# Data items
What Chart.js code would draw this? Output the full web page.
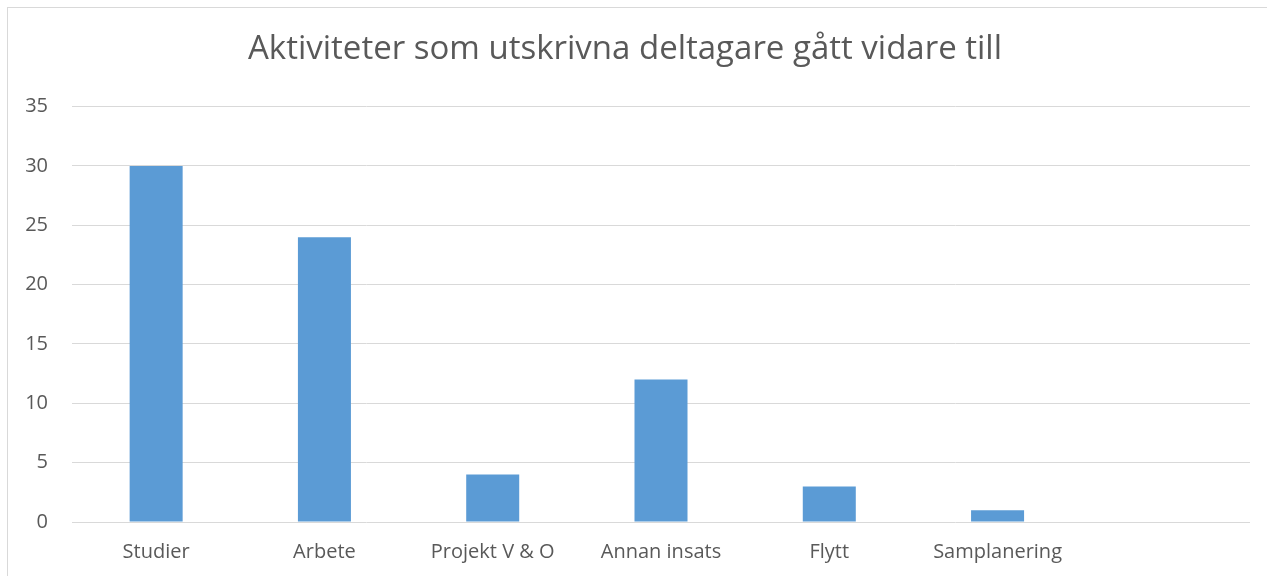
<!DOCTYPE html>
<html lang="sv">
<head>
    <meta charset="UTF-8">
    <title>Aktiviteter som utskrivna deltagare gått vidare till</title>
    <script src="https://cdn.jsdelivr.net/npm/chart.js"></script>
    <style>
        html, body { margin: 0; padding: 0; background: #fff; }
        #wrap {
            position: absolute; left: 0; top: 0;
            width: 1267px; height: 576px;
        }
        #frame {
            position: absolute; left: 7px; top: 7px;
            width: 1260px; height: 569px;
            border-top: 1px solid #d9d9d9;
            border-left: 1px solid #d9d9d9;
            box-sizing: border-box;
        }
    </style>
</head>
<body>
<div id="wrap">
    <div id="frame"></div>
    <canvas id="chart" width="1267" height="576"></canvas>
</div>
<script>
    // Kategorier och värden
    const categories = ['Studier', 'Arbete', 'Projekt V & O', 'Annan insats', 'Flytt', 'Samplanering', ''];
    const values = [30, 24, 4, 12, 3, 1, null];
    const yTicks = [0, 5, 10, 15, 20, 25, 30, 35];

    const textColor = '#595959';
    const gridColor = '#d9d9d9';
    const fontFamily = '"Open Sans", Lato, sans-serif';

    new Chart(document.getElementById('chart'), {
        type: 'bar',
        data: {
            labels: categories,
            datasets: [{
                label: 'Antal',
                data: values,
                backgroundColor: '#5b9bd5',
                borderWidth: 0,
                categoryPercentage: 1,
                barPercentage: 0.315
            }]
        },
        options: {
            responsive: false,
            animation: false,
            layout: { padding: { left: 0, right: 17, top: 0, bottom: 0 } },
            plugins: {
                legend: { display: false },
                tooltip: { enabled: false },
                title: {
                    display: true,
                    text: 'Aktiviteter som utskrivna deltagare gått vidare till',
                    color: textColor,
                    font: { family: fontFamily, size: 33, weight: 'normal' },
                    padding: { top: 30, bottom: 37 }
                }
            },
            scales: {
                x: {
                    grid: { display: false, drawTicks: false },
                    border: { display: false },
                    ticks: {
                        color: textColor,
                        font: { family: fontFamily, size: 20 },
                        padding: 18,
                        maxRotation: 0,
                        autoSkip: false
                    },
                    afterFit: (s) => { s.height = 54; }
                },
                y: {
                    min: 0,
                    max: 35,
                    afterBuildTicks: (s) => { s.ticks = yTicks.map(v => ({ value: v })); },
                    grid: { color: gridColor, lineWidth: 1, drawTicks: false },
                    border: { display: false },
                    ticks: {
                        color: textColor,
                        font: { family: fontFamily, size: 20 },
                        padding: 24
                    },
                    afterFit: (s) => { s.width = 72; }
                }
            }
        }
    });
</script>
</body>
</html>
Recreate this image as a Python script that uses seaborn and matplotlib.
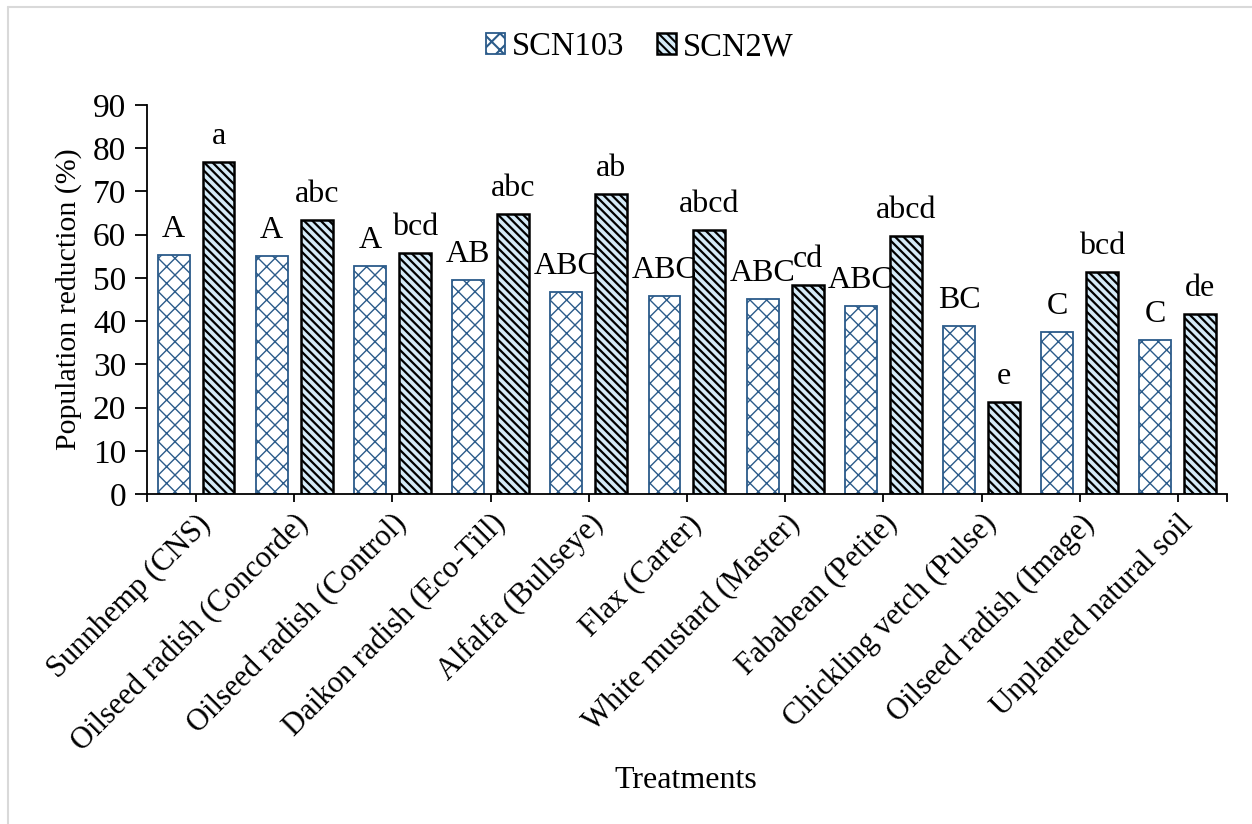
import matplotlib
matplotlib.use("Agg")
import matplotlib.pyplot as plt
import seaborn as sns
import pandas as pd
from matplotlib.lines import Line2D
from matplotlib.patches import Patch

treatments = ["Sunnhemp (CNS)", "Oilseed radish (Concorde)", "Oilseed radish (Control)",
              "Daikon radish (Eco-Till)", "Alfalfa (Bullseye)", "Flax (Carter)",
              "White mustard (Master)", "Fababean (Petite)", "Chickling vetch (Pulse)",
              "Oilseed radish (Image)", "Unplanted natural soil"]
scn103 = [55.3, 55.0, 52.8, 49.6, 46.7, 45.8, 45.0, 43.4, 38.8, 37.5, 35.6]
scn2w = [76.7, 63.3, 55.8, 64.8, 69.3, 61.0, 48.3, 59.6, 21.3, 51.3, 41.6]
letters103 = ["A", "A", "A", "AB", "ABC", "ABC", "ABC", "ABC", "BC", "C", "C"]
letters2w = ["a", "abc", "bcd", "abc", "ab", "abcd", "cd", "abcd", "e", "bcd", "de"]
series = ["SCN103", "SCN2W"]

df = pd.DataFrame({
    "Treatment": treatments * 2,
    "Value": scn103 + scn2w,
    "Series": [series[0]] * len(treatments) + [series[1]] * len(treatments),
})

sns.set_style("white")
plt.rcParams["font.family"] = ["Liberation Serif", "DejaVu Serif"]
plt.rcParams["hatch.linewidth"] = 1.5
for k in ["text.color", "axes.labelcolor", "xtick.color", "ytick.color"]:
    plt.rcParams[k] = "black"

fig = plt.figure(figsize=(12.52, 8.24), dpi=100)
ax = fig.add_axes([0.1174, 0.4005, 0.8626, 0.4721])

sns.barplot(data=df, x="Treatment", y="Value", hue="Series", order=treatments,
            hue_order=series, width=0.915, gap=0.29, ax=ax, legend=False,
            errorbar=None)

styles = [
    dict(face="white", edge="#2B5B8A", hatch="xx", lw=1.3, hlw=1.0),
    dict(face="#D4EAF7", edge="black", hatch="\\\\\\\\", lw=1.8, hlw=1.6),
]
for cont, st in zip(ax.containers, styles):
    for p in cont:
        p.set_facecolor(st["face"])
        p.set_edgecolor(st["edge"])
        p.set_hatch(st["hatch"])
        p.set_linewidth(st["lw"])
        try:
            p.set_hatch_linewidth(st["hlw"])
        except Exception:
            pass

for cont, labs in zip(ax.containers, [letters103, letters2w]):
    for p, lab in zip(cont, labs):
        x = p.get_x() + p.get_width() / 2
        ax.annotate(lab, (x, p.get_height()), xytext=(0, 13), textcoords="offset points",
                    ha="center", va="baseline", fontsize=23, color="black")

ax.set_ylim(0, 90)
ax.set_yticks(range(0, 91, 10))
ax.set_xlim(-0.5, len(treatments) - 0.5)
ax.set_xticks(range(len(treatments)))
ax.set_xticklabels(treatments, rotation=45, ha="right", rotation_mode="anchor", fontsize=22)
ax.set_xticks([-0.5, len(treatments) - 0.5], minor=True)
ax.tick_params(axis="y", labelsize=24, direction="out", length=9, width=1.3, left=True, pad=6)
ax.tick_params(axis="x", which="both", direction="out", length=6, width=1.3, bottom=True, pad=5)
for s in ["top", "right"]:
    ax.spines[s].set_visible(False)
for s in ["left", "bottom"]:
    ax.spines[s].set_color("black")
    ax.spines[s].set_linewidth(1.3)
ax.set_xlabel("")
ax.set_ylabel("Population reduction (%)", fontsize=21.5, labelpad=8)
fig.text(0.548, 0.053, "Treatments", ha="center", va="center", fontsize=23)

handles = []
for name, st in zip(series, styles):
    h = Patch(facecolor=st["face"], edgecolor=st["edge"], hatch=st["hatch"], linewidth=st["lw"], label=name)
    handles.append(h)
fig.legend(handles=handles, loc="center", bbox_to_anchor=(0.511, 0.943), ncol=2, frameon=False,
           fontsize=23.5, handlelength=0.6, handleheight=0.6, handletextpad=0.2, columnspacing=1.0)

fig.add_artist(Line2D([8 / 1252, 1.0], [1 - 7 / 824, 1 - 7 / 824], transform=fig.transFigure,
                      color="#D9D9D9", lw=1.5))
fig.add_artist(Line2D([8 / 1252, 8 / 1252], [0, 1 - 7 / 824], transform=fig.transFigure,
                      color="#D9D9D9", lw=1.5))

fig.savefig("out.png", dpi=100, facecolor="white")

* * *

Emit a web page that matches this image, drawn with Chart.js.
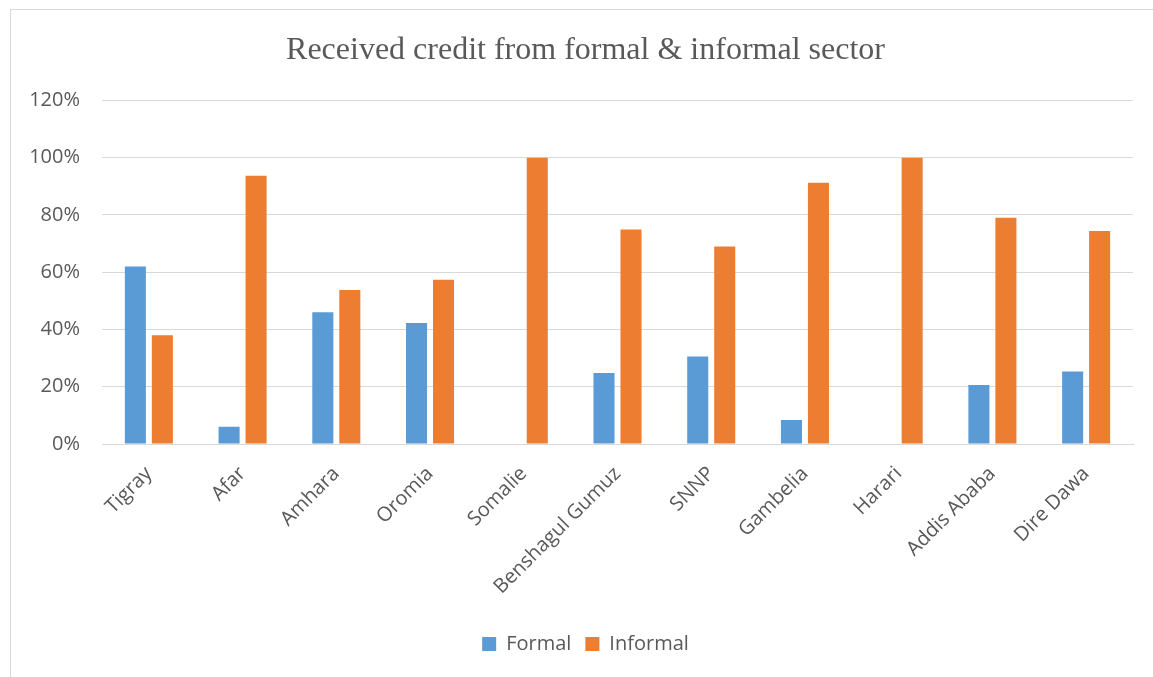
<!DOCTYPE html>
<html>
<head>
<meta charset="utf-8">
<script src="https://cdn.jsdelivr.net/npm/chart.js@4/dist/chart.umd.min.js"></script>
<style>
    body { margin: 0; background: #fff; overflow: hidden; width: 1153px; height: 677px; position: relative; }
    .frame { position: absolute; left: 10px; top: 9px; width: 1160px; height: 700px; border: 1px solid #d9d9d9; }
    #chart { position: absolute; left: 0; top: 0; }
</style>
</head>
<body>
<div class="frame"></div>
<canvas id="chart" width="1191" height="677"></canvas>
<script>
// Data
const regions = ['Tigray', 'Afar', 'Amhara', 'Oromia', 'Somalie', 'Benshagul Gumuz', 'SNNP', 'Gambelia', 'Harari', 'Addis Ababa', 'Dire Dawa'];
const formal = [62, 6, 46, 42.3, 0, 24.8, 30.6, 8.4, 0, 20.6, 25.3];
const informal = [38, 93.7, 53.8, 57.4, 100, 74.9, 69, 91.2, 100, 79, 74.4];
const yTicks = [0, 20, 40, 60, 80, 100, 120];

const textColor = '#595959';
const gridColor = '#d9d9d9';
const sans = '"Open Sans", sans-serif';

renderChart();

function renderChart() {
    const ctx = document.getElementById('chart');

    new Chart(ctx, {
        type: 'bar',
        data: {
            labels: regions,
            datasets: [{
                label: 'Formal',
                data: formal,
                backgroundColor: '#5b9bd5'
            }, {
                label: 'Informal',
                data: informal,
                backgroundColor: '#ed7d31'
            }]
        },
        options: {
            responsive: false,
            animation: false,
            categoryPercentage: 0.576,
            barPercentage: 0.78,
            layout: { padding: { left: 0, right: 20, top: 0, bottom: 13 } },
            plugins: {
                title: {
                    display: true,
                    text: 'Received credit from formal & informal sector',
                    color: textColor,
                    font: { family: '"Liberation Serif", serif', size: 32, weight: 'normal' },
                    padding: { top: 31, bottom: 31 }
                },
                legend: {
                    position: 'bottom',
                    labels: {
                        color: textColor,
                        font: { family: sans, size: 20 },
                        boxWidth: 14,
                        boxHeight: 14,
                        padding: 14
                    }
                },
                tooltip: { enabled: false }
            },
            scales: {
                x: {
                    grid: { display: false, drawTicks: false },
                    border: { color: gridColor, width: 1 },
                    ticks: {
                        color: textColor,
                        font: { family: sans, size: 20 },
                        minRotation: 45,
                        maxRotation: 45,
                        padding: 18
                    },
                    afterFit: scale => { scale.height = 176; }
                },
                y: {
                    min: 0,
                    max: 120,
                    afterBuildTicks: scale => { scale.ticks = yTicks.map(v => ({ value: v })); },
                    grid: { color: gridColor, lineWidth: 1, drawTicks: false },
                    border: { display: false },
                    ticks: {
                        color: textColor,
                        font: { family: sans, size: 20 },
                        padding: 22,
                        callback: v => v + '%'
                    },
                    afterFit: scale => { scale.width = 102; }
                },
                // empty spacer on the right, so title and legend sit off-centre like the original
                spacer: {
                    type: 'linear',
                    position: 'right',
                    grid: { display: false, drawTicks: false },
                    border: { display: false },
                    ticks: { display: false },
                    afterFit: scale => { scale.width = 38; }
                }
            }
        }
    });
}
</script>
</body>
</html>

* * *

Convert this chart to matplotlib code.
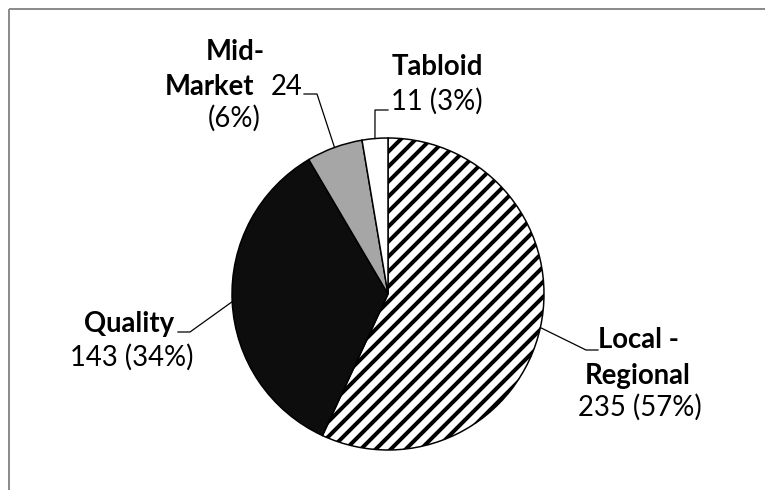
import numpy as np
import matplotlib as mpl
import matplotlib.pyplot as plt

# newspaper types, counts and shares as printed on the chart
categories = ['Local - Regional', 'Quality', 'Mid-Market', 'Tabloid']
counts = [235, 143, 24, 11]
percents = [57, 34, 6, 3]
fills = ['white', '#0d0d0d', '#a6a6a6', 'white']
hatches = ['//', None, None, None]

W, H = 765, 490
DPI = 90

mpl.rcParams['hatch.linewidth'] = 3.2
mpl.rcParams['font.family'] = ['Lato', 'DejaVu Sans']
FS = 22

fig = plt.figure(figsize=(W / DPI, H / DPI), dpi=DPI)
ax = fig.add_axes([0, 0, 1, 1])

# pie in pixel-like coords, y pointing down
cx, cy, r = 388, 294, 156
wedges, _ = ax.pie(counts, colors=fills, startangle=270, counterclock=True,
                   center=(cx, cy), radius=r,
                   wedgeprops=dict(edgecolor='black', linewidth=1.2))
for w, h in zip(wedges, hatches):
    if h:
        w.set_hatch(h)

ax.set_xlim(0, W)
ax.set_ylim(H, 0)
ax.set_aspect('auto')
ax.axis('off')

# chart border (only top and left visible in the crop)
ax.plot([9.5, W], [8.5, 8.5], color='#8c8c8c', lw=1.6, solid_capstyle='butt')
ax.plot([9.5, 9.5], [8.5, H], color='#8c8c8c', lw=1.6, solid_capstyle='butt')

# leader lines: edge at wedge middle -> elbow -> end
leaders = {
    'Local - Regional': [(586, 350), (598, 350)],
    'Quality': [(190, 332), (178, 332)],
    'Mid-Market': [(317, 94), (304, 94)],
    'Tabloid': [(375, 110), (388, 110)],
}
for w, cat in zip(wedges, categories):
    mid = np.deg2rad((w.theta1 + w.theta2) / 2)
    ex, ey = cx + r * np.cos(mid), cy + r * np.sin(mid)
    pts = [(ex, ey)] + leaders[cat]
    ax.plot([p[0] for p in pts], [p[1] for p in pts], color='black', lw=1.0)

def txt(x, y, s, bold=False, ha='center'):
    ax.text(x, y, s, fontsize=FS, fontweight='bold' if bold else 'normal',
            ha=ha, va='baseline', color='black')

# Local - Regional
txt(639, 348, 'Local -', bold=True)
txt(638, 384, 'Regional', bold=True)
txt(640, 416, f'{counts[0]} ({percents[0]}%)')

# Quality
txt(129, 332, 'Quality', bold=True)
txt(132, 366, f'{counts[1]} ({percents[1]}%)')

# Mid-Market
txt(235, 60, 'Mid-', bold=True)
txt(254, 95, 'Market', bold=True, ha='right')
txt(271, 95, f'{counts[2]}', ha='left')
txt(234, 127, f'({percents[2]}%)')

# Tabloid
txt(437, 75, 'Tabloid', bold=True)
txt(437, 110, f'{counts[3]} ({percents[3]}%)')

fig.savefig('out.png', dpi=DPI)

# EXERCISE DIRECTIONS
Reproduce each line of the material containing the word "seaborn".

# RESULT OF THE TASK
Recreate this image as a Python script that uses seaborn and matplotlib.
import seaborn as sns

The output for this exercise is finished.